FRX.Finance is a decentralized finance (DeFi) protocol built on the Ethereum blockchain, specializing in fractional algorithmic stablecoins. Unlike stablecoins pegged to a single asset, like the US dollar (e.g., USDT or USDC), FRX utilizes a collateral ratio that is partly backed by other cryptocurrencies and partly by its own governance token, FXS. This novel approach aims to combine the stability of collateralized stablecoins with the scalability of algorithmic ones.
The core of FRX.Finance revolves around the stablecoin, FRAX (FRAX). FRAX aims to maintain a peg of $1.00 through an algorithmic market operation (AMO) process. The collateral ratio, determining the percentage of FRAX backed by collateral, adjusts dynamically based on market conditions. If FRAX trades above $1.00, the system reduces the collateral ratio, minting more FRAX and incentivizing arbitrageurs to sell FRAX and drive the price down. Conversely, if FRAX trades below $1.00, the system increases the collateral ratio, requiring more collateral to mint new FRAX, thereby reducing supply and driving the price up.
The governance token of the protocol is FXS. FXS plays a crucial role in maintaining the FRAX peg and governing the system. It’s used to adjust parameters within the protocol, such as the collateral ratio adjustment speed, the minting and redemption fees, and the list of accepted collateral. FXS holders can participate in governance proposals through a decentralized autonomous organization (DAO), influencing the future direction of the protocol. Furthermore, FXS is often used within AMOs to stabilize FRAX.

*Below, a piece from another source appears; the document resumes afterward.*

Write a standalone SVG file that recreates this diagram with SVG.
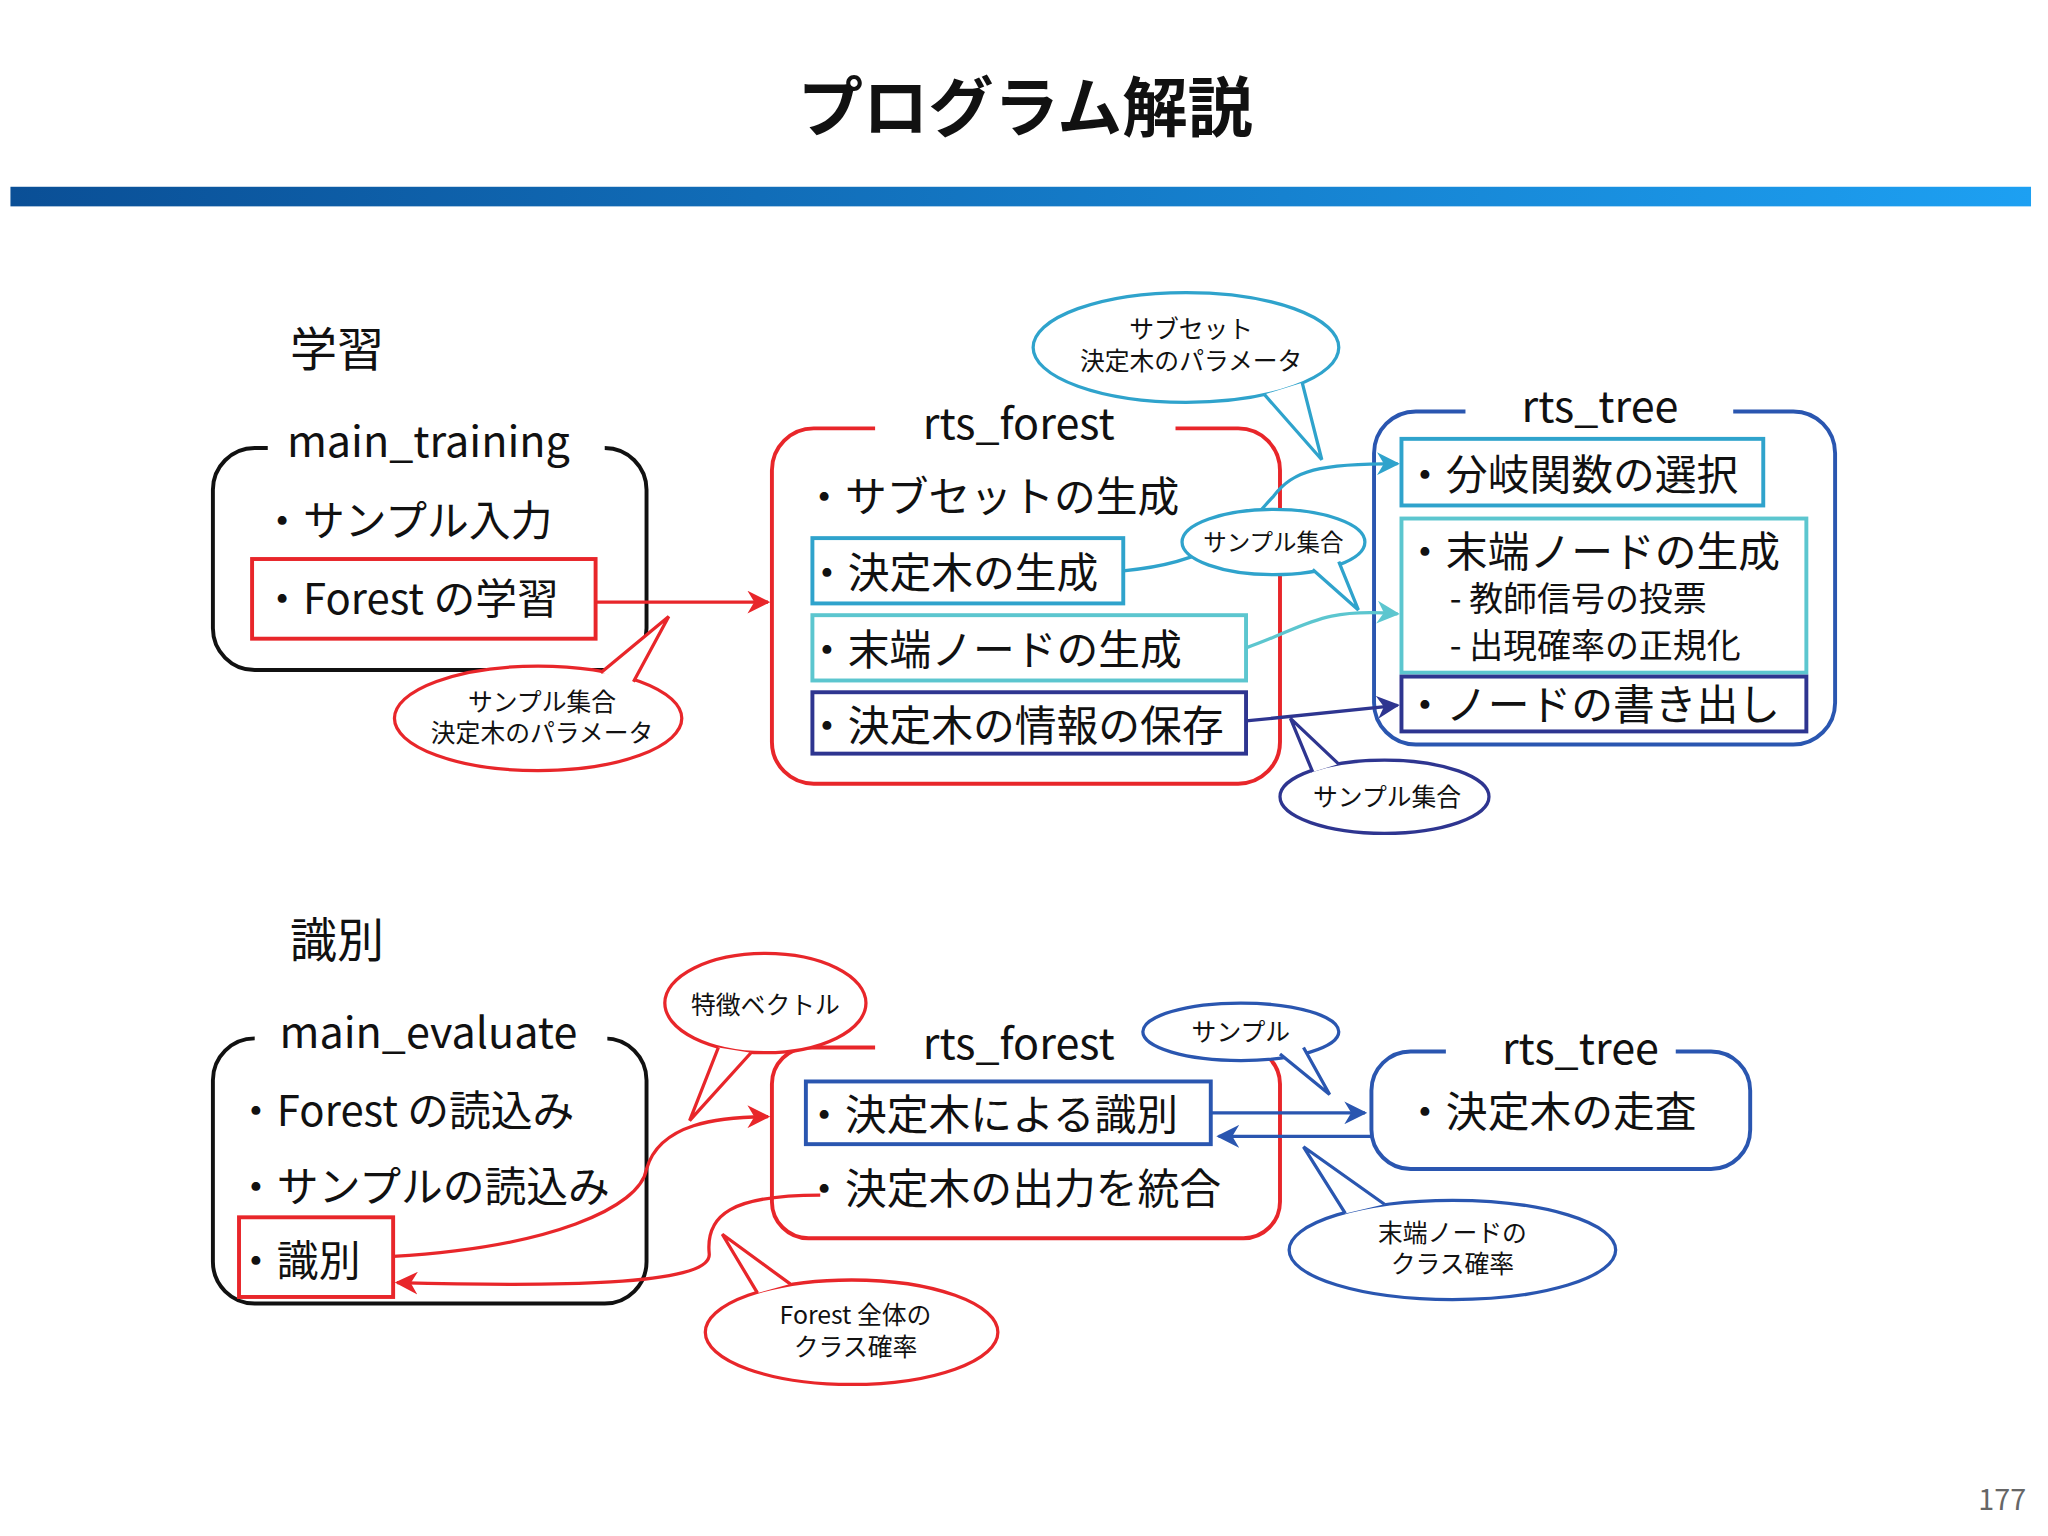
<svg xmlns="http://www.w3.org/2000/svg" width="2048" height="1536" viewBox="0 0 2048 1536">
<defs>
<linearGradient id="bar" x1="0" x2="1"><stop offset="0" stop-color="#0a4f96"/><stop offset="1" stop-color="#1da0f2"/></linearGradient>
<marker id="ar" viewBox="0 0 10 10" refX="9" refY="5" markerWidth="7" markerHeight="7" orient="auto"><path d="M0,0L10,5L0,10L3,5z" fill="#e8262a"/></marker>
<marker id="ac" viewBox="0 0 10 10" refX="9" refY="5" markerWidth="7" markerHeight="7" orient="auto"><path d="M0,0L10,5L0,10L3,5z" fill="#2fa3cc"/></marker>
<marker id="at" viewBox="0 0 10 10" refX="9" refY="5" markerWidth="7" markerHeight="7" orient="auto"><path d="M0,0L10,5L0,10L3,5z" fill="#5cc6cf"/></marker>
<marker id="an" viewBox="0 0 10 10" refX="9" refY="5" markerWidth="7" markerHeight="7" orient="auto"><path d="M0,0L10,5L0,10L3,5z" fill="#2e3590"/></marker>
<marker id="ab" viewBox="0 0 10 10" refX="9" refY="5" markerWidth="7" markerHeight="7" orient="auto"><path d="M0,0L10,5L0,10L3,5z" fill="#2a56b0"/></marker>
</defs>
<style>
text{font-family:"Noto Sans CJK JP","Noto Sans",sans-serif;fill:#111}
.it{font-size:32px}.tt{font-size:33px;text-anchor:middle}.sm{font-size:19px;text-anchor:middle}
.r{stroke:#e8262a}.c{stroke:#2fa3cc}.t{stroke:#5cc6cf}.n{stroke:#2e3590}.b{stroke:#2a56b0}.k{stroke:#111}
.box{fill:none;stroke-width:3}.frm{fill:none;stroke-width:3}
.cl{fill:#fff;stroke-width:2.5}.ln{fill:none;stroke-width:2.5}
</style>
<rect width="2048" height="1536" fill="#fff"/>
<g transform="scale(1.30612)">
<text x="785" y="100" style="font-size:50px;font-weight:bold;text-anchor:middle">プログラム解説</text>
<rect x="8" y="143" width="1547" height="15" fill="url(#bar)"/>
<text x="1533" y="1156" style="font-size:22px;fill:#666;text-anchor:middle">177</text>

<text x="222" y="280" style="font-size:36px">学習</text>
<g id="main_training">
<rect class="frm k" x="163" y="343" width="332" height="170" rx="32"/>
<rect x="205" y="325" width="258" height="36" fill="#fff"/>
<text class="tt" x="328" y="350">main_training</text>
<text class="it" x="200" y="410">・サンプル入力</text>
<rect class="box r" x="193" y="428" width="263" height="61"/>
<text class="it" x="200" y="470">・Forest の学習</text>
</g>
<g id="rts_forest1">
<rect class="frm r" x="591" y="328" width="389" height="272" rx="32"/>
<rect x="670" y="310" width="230" height="36" fill="#fff"/>
<text class="tt" x="780" y="336">rts_forest</text>
<text class="it" x="615" y="392">・サブセットの生成</text>
<rect class="box c" x="622" y="412" width="238" height="50"/>
<text class="it" x="617" y="450">・決定木の生成</text>
<rect class="box t" x="622" y="471" width="332" height="50"/>
<text class="it" x="617" y="509">・末端ノードの生成</text>
<rect class="box n" x="622" y="530" width="332" height="47"/>
<text class="it" x="617" y="567">・決定木の情報の保存</text>
</g>
<g id="rts_tree1">
<rect class="frm b" x="1052" y="315" width="353" height="255" rx="32"/>
<rect x="1122" y="298" width="205" height="36" fill="#fff"/>
<text class="tt" x="1225" y="323">rts_tree</text>
<rect class="box c" x="1073" y="336" width="277" height="51"/>
<text class="it" x="1075" y="375">・分岐関数の選択</text>
<rect class="box t" x="1073" y="397" width="310" height="118"/>
<text class="it" x="1075" y="434">・末端ノードの生成</text>
<text x="1110" y="468" style="font-size:26px">- 教師信号の投票</text>
<text x="1110" y="504" style="font-size:26px">- 出現確率の正規化</text>
<rect class="box n" x="1073" y="518" width="310" height="42"/>
<text class="it" x="1075" y="551">・ノードの書き出し</text>
</g>

<text x="222" y="733" style="font-size:36px">識別</text>
<g id="main_evaluate">
<rect class="frm k" x="163" y="795" width="332" height="203" rx="32"/>
<rect x="195" y="775" width="270" height="36" fill="#fff"/>
<text class="tt" x="328" y="802">main_evaluate</text>
<text class="it" x="180" y="862">・Forest の読込み</text>
<text class="it" x="180" y="920">・サンプルの読込み</text>
<rect class="box r" x="183" y="932" width="118" height="61"/>
<text class="it" x="180" y="977">・識別</text>
</g>
<g id="rts_forest2">
<rect class="frm r" x="591" y="802" width="389" height="146" rx="28"/>
<rect x="670" y="785" width="230" height="36" fill="#fff"/>
<text class="tt" x="780" y="811">rts_forest</text>
<rect class="box b" x="617" y="828" width="310" height="48"/>
<text class="it" x="615" y="865">・決定木による識別</text>
<text class="it" x="615" y="922">・決定木の出力を統合</text>
</g>
<g id="rts_tree2">
<rect class="frm b" x="1050" y="805" width="290" height="90" rx="30"/>
<rect x="1107" y="788" width="176" height="36" fill="#fff"/>
<text class="tt" x="1210" y="815">rts_tree</text>
<text class="it" x="1075" y="863">・決定木の走査</text>
</g>

<g id="connectors">
<path class="ln r" d="M456,461H588" marker-end="url(#ar)"/>
<path class="ln c" d="M860,437C940,430 960,395 975,380C990,360 1010,355 1070,355" marker-end="url(#ac)"/>
<path class="ln t" d="M954,496C1000,480 1010,465 1070,470" marker-end="url(#at)"/>
<path class="ln n" d="M954,552L1070,540" marker-end="url(#an)"/>
<path class="ln b" d="M927,852H1045" marker-end="url(#ab)"/>
<path class="ln b" d="M1050,870H933" marker-end="url(#ab)"/>
<path class="ln r" d="M301,962C420,955 490,925 495,895C505,860 550,855 588,855" marker-end="url(#ar)"/>
<path class="ln r" d="M628,915C560,915 540,930 543,960C545,985 420,985 304,982" marker-end="url(#ar)"/>
</g>

<g id="callouts">
<ellipse class="cl r" cx="412" cy="550" rx="110" ry="40"/>
<path class="cl r" d="M460,515L512,472L485,522"/>
<text class="sm" x="415" y="544">サンプル集合</text><text class="sm" x="415" y="568">決定木のパラメータ</text>

<ellipse class="cl c" cx="908" cy="266" rx="117" ry="42"/>
<path class="cl c" d="M968,302L1012,352L997,293"/>
<text class="sm" x="912" y="259">サブセット</text><text class="sm" x="912" y="283">決定木のパラメータ</text>

<ellipse class="cl c" cx="975" cy="415" rx="70" ry="25"/>
<path class="cl c" d="M1005,436L1040,467L1025,430"/>
<text class="sm" x="975" y="422" style="font-size:18px">サンプル集合</text>

<ellipse class="cl n" cx="1060" cy="610" rx="80" ry="28"/>
<path class="cl n" d="M1005,591L988,550L1025,585"/>
<text class="sm" x="1062" y="617">サンプル集合</text>

<ellipse class="cl r" cx="586" cy="768" rx="77" ry="38"/>
<path class="cl r" d="M550,802L528,858L575,806"/>
<text class="sm" x="586" y="776">特徴ベクトル</text>

<ellipse class="cl r" cx="652" cy="1020" rx="112" ry="40"/>
<path class="cl r" d="M580,990L553,945L605,983"/>
<text class="sm" x="655" y="1014">Forest 全体の</text><text class="sm" x="655" y="1038">クラス確率</text>

<ellipse class="cl b" cx="950" cy="790" rx="75" ry="22"/>
<path class="cl b" d="M980,807L1018,838L998,802"/>
<text class="sm" x="950" y="797">サンプル</text>

<ellipse class="cl b" cx="1112" cy="957" rx="125" ry="38"/>
<path class="cl b" d="M1030,929L998,878L1060,922"/>
<text class="sm" x="1112" y="951">末端ノードの</text><text class="sm" x="1112" y="975">クラス確率</text>
</g>
</g>
</svg>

FRX.Finance’s AMOs are specialized smart contracts designed to maintain FRAX’s peg and generate revenue for the protocol. These operations can include reinvesting stablecoin yields, providing liquidity to DeFi protocols, and conducting buybacks of FXS. AMOs are a key differentiator for FRX, allowing the protocol to actively manage its stability and maximize its profitability. The efficiency and effectiveness of these AMOs are critical to the overall success of the FRAX ecosystem.
The benefits of FRAX include its potential for scalability compared to fully collateralized stablecoins. Because it’s partly algorithmic, FRAX can potentially grow in supply without being constrained by the amount of available collateral. It also offers a degree of decentralization, as the system is governed by FXS holders through the DAO. However, FRAX also carries risks inherent in algorithmic stablecoins. Its stability is dependent on the ongoing demand for FRAX and FXS, and market volatility or loss of confidence could lead to a de-pegging event. The complexity of the system also makes it challenging for users to fully understand the risks involved.
FRX.Finance aims to bridge the gap between fully collateralized and purely algorithmic stablecoins, offering a more capital-efficient and scalable solution. Its dynamic collateral ratio and sophisticated AMOs make it a unique and innovative project within the DeFi landscape. As the DeFi space continues to evolve, FRX.Finance’s model will be closely watched to see if it can achieve long-term stability and widespread adoption.